## TASK OBJECTIVE
Repeat the data word for word. Do not include the pictures.

## PROVIDED DATA

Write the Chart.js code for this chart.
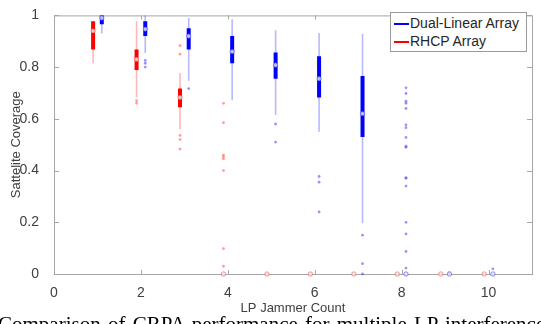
<!DOCTYPE html>
<html>
<head>
<meta charset="utf-8">
<script src="https://cdn.jsdelivr.net/npm/chart.js@4.4.1/dist/chart.umd.min.js"></script>
<style>
  html, body { margin: 0; padding: 0; background: #fff; overflow: hidden; }
  #wrap { position: relative; width: 541px; height: 324px; overflow: hidden; }
  #grafico { position: absolute; left: 0; top: 0; }
  #leyenda {
    position: absolute; left: 390px; top: 12px; width: 135px; height: 38px;
    border: 1px solid #9a9a9a; background: #fff;
    font: 14px "Liberation Sans", Arial, sans-serif; color: #262626;
  }
  #leyenda div { position: absolute; left: 19px; white-space: nowrap; }
  #leyenda span { position: absolute; left: -16px; top: 8px; width: 15px; height: 2px; }
  #caption {
    position: absolute; left: -2px; top: 314px; white-space: nowrap; word-spacing: 2px;
    font: 21px "Liberation Serif", "Times New Roman", serif; color: #000; line-height: 1;
  }
</style>
</head>
<body>
<div id="wrap">
  <canvas id="grafico" width="541" height="324"></canvas>
  <div id="leyenda">
    <div style="top:2px"><span style="background:#0000ff"></span>Dual-Linear Array</div>
    <div style="top:20px"><span style="background:#ff0000"></span>RHCP Array</div>
  </div>
  <div id="caption">Comparison of CRPA performance for multiple LP interference</div>
</div>
<script>
// datos
const conteos = [1, 2, 3, 4, 5, 6, 7, 8, 9, 10];
const ticksX = [0, 2, 4, 6, 8, 10];
const ticksY = [0, 0.2, 0.4, 0.6, 0.8, 1];
const etiquetasY = ["0", "0.2", "0.4", "0.6", "0.8", "1"];

// Dual-Linear Array
const dualMin = [0.93, 0.855, 0.747, 0.672, 0.615, 0.55, 0.196, 0, 0, 0];
const dualQ1  = [0.966, 0.92, 0.868, 0.815, 0.755, 0.683, 0.53, 0, 0, 0];
const dualMed = [0.99, 0.947, 0.92, 0.86, 0.808, 0.755, 0.62, 0, 0, 0];
const dualQ3  = [1.0, 0.977, 0.95, 0.92, 0.857, 0.842, 0.766, 0, 0, 0];
const dualMax = [1.0, 1.0, 0.99, 0.985, 0.943, 0.932, 0.928, 0, 0, 0];
const dualAtipicos = [
  [],
  [0.826, 0.815, 0.8],
  [0.717],
  [],
  [0.58, 0.51],
  [0.377, 0.355, 0.24],
  [0.15, 0.04, 0],
  [0.72, 0.698, 0.668, 0.66, 0.64, 0.577, 0.566, 0.528, 0.494, 0.49, 0.373, 0.37, 0.34, 0.2, 0.155, 0.087, 0.023],
  [0.004],
  [0.02]
];

// RHCP Array
const rhcpMin = [0.815, 0.683, 0.56, 0, 0, 0, 0, 0, 0, 0];
const rhcpQ1  = [0.868, 0.789, 0.645, 0, 0, 0, 0, 0, 0, 0];
const rhcpMed = [0.94, 0.83, 0.683, 0, 0, 0, 0, 0, 0, 0];
const rhcpQ3  = [0.977, 0.868, 0.717, 0, 0, 0, 0, 0, 0, 0];
const rhcpMax = [0.977, 0.977, 0.777, 0, 0, 0, 0, 0, 0, 0];
const rhcpAtipicos = [
  [],
  [0.67, 0.66],
  [0.883, 0.85, 0.536, 0.52, 0.483],
  [0.66, 0.585, 0.46, 0.453, 0.445, 0.4, 0.098, 0.03],
  [], [], [], [], [], []
];

const DESPLAZ = 0.1;

function segmentos(bajo, alto, off) {
  return conteos.flatMap((c, i) => [
    { x: c + off, y: bajo[i] },
    { x: c + off, y: alto[i] },
    { x: c + off, y: null }
  ]);
}

function puntos(valores, off) {
  return conteos.map((c, i) => ({ x: c + off, y: valores[i] }));
}

function atipicos(lista, off) {
  return conteos.flatMap((c, i) => lista[i].map(v => ({ x: c + off, y: v })));
}

function serie(min, q1, med, q3, max, outl, off, color, claro, tenue) {
  return [
    { data: segmentos(min, max, off), showLine: true, spanGaps: false, borderColor: claro,
      borderWidth: 1.6, pointRadius: 0, order: 3, clip: false },
    { data: segmentos(q1, q3, off), showLine: true, spanGaps: false, borderColor: color,
      borderWidth: 4, pointRadius: 0, order: 2, clip: false },
    { data: atipicos(outl, off), showLine: false, pointRadius: 1.4, pointBorderWidth: 0,
      pointBackgroundColor: tenue, order: 1, clip: false },
    { data: puntos(med, off), showLine: false, pointRadius: 2.2, pointBorderWidth: 1,
      pointBorderColor: tenue, pointBackgroundColor: "rgba(235,235,235,0.8)", order: 0, clip: false }
  ];
}

// marco estilo MATLAB con ticks hacia adentro
const marco = {
  id: "marco",
  beforeDatasetsDraw(chart) {
    const { ctx, chartArea: a, scales } = chart;
    ctx.save();
    ctx.strokeStyle = "#a6a6a6";
    ctx.lineWidth = 1;
    ctx.strokeRect(a.left + 0.5, a.top + 0.5, a.right - a.left, a.bottom - a.top);
    ctx.beginPath();
    ticksX.forEach(v => {
      const px = Math.round(scales.x.getPixelForValue(v)) + 0.5;
      ctx.moveTo(px, a.bottom); ctx.lineTo(px, a.bottom - 4);
      ctx.moveTo(px, a.top); ctx.lineTo(px, a.top + 4);
    });
    ticksY.forEach(v => {
      const py = Math.round(scales.y.getPixelForValue(v)) + 0.5;
      ctx.moveTo(a.left, py); ctx.lineTo(a.left + 5, py);
      ctx.moveTo(a.right, py); ctx.lineTo(a.right - 5, py);
    });
    ctx.stroke();
    ctx.restore();
  }
};

const fuente = { family: "'Liberation Sans', Arial, sans-serif" };

new Chart(document.getElementById("grafico"), {
  type: "scatter",
  data: {
    datasets: [
      ...serie(dualMin, dualQ1, dualMed, dualQ3, dualMax, dualAtipicos, DESPLAZ,
        "#0000ff", "rgba(0,0,255,0.28)", "rgba(60,60,255,0.55)"),
      ...serie(rhcpMin, rhcpQ1, rhcpMed, rhcpQ3, rhcpMax, rhcpAtipicos, -DESPLAZ,
        "#ff0000", "rgba(255,0,0,0.28)", "rgba(255,60,60,0.5)")
    ]
  },
  options: {
    responsive: false,
    animation: false,
    layout: { padding: { top: 8, right: 9, left: 0, bottom: 0 } },
    plugins: { legend: { display: false }, tooltip: { enabled: false } },
    scales: {
      x: {
        type: "linear", min: 0, max: 11,
        afterBuildTicks: s => { s.ticks = ticksX.map(v => ({ value: v })); },
        afterFit: s => { s.height = 50; },
        grid: { display: false }, border: { display: false },
        ticks: { color: "#404040", font: { ...fuente, size: 14 }, padding: 3 },
        title: { display: true, text: "LP Jammer Count", color: "#404040",
          font: { ...fuente, size: 13 }, padding: { top: 0, bottom: 8 } }
      },
      y: {
        min: 0, max: 1,
        afterBuildTicks: s => { s.ticks = ticksY.map(v => ({ value: v })); },
        afterFit: s => { s.width = 54; },
        grid: { display: false }, border: { display: false },
        ticks: { color: "#404040", font: { ...fuente, size: 14 }, padding: 7,
          callback: (v, i) => etiquetasY[i] },
        title: { display: true, text: "Sattelite Coverage", color: "#404040",
          font: { ...fuente, size: 13 }, padding: { top: 9, bottom: 4 } }
      }
    }
  },
  plugins: [marco]
});
</script>
</body>
</html>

## COMPLETE OUTPUT
Write the Chart.js code for this chart.
<!DOCTYPE html>
<html>
<head>
<meta charset="utf-8">
<script src="https://cdn.jsdelivr.net/npm/chart.js@4.4.1/dist/chart.umd.min.js"></script>
<style>
  html, body { margin: 0; padding: 0; background: #fff; overflow: hidden; }
  #wrap { position: relative; width: 541px; height: 324px; overflow: hidden; }
  #grafico { position: absolute; left: 0; top: 0; }
  #leyenda {
    position: absolute; left: 390px; top: 12px; width: 135px; height: 38px;
    border: 1px solid #9a9a9a; background: #fff;
    font: 14px "Liberation Sans", Arial, sans-serif; color: #262626;
  }
  #leyenda div { position: absolute; left: 19px; white-space: nowrap; }
  #leyenda span { position: absolute; left: -16px; top: 8px; width: 15px; height: 2px; }
  #caption {
    position: absolute; left: -2px; top: 314px; white-space: nowrap; word-spacing: 2px;
    font: 21px "Liberation Serif", "Times New Roman", serif; color: #000; line-height: 1;
  }
</style>
</head>
<body>
<div id="wrap">
  <canvas id="grafico" width="541" height="324"></canvas>
  <div id="leyenda">
    <div style="top:2px"><span style="background:#0000ff"></span>Dual-Linear Array</div>
    <div style="top:20px"><span style="background:#ff0000"></span>RHCP Array</div>
  </div>
  <div id="caption">Comparison of CRPA performance for multiple LP interference</div>
</div>
<script>
// datos
const conteos = [1, 2, 3, 4, 5, 6, 7, 8, 9, 10];
const ticksX = [0, 2, 4, 6, 8, 10];
const ticksY = [0, 0.2, 0.4, 0.6, 0.8, 1];
const etiquetasY = ["0", "0.2", "0.4", "0.6", "0.8", "1"];

// Dual-Linear Array
const dualMin = [0.93, 0.855, 0.747, 0.672, 0.615, 0.55, 0.196, 0, 0, 0];
const dualQ1  = [0.966, 0.92, 0.868, 0.815, 0.755, 0.683, 0.53, 0, 0, 0];
const dualMed = [0.99, 0.947, 0.92, 0.86, 0.808, 0.755, 0.62, 0, 0, 0];
const dualQ3  = [1.0, 0.977, 0.95, 0.92, 0.857, 0.842, 0.766, 0, 0, 0];
const dualMax = [1.0, 1.0, 0.99, 0.985, 0.943, 0.932, 0.928, 0, 0, 0];
const dualAtipicos = [
  [],
  [0.826, 0.815, 0.8],
  [0.717],
  [],
  [0.58, 0.51],
  [0.377, 0.355, 0.24],
  [0.15, 0.04, 0],
  [0.72, 0.698, 0.668, 0.66, 0.64, 0.577, 0.566, 0.528, 0.494, 0.49, 0.373, 0.37, 0.34, 0.2, 0.155, 0.087, 0.023],
  [0.004],
  [0.02]
];

// RHCP Array
const rhcpMin = [0.815, 0.683, 0.56, 0, 0, 0, 0, 0, 0, 0];
const rhcpQ1  = [0.868, 0.789, 0.645, 0, 0, 0, 0, 0, 0, 0];
const rhcpMed = [0.94, 0.83, 0.683, 0, 0, 0, 0, 0, 0, 0];
const rhcpQ3  = [0.977, 0.868, 0.717, 0, 0, 0, 0, 0, 0, 0];
const rhcpMax = [0.977, 0.977, 0.777, 0, 0, 0, 0, 0, 0, 0];
const rhcpAtipicos = [
  [],
  [0.67, 0.66],
  [0.883, 0.85, 0.536, 0.52, 0.483],
  [0.66, 0.585, 0.46, 0.453, 0.445, 0.4, 0.098, 0.03],
  [], [], [], [], [], []
];

const DESPLAZ = 0.1;

function segmentos(bajo, alto, off) {
  return conteos.flatMap((c, i) => [
    { x: c + off, y: bajo[i] },
    { x: c + off, y: alto[i] },
    { x: c + off, y: null }
  ]);
}

function puntos(valores, off) {
  return conteos.map((c, i) => ({ x: c + off, y: valores[i] }));
}

function atipicos(lista, off) {
  return conteos.flatMap((c, i) => lista[i].map(v => ({ x: c + off, y: v })));
}

function serie(min, q1, med, q3, max, outl, off, color, claro, tenue) {
  return [
    { data: segmentos(min, max, off), showLine: true, spanGaps: false, borderColor: claro,
      borderWidth: 1.6, pointRadius: 0, order: 3, clip: false },
    { data: segmentos(q1, q3, off), showLine: true, spanGaps: false, borderColor: color,
      borderWidth: 4, pointRadius: 0, order: 2, clip: false },
    { data: atipicos(outl, off), showLine: false, pointRadius: 1.4, pointBorderWidth: 0,
      pointBackgroundColor: tenue, order: 1, clip: false },
    { data: puntos(med, off), showLine: false, pointRadius: 2.2, pointBorderWidth: 1,
      pointBorderColor: tenue, pointBackgroundColor: "rgba(235,235,235,0.8)", order: 0, clip: false }
  ];
}

// marco estilo MATLAB con ticks hacia adentro
const marco = {
  id: "marco",
  beforeDatasetsDraw(chart) {
    const { ctx, chartArea: a, scales } = chart;
    ctx.save();
    ctx.strokeStyle = "#a6a6a6";
    ctx.lineWidth = 1;
    ctx.strokeRect(a.left + 0.5, a.top + 0.5, a.right - a.left, a.bottom - a.top);
    ctx.beginPath();
    ticksX.forEach(v => {
      const px = Math.round(scales.x.getPixelForValue(v)) + 0.5;
      ctx.moveTo(px, a.bottom); ctx.lineTo(px, a.bottom - 4);
      ctx.moveTo(px, a.top); ctx.lineTo(px, a.top + 4);
    });
    ticksY.forEach(v => {
      const py = Math.round(scales.y.getPixelForValue(v)) + 0.5;
      ctx.moveTo(a.left, py); ctx.lineTo(a.left + 5, py);
      ctx.moveTo(a.right, py); ctx.lineTo(a.right - 5, py);
    });
    ctx.stroke();
    ctx.restore();
  }
};

const fuente = { family: "'Liberation Sans', Arial, sans-serif" };

new Chart(document.getElementById("grafico"), {
  type: "scatter",
  data: {
    datasets: [
      ...serie(dualMin, dualQ1, dualMed, dualQ3, dualMax, dualAtipicos, DESPLAZ,
        "#0000ff", "rgba(0,0,255,0.28)", "rgba(60,60,255,0.55)"),
      ...serie(rhcpMin, rhcpQ1, rhcpMed, rhcpQ3, rhcpMax, rhcpAtipicos, -DESPLAZ,
        "#ff0000", "rgba(255,0,0,0.28)", "rgba(255,60,60,0.5)")
    ]
  },
  options: {
    responsive: false,
    animation: false,
    layout: { padding: { top: 8, right: 9, left: 0, bottom: 0 } },
    plugins: { legend: { display: false }, tooltip: { enabled: false } },
    scales: {
      x: {
        type: "linear", min: 0, max: 11,
        afterBuildTicks: s => { s.ticks = ticksX.map(v => ({ value: v })); },
        afterFit: s => { s.height = 50; },
        grid: { display: false }, border: { display: false },
        ticks: { color: "#404040", font: { ...fuente, size: 14 }, padding: 3 },
        title: { display: true, text: "LP Jammer Count", color: "#404040",
          font: { ...fuente, size: 13 }, padding: { top: 0, bottom: 8 } }
      },
      y: {
        min: 0, max: 1,
        afterBuildTicks: s => { s.ticks = ticksY.map(v => ({ value: v })); },
        afterFit: s => { s.width = 54; },
        grid: { display: false }, border: { display: false },
        ticks: { color: "#404040", font: { ...fuente, size: 14 }, padding: 7,
          callback: (v, i) => etiquetasY[i] },
        title: { display: true, text: "Sattelite Coverage", color: "#404040",
          font: { ...fuente, size: 13 }, padding: { top: 9, bottom: 4 } }
      }
    }
  },
  plugins: [marco]
});
</script>
</body>
</html>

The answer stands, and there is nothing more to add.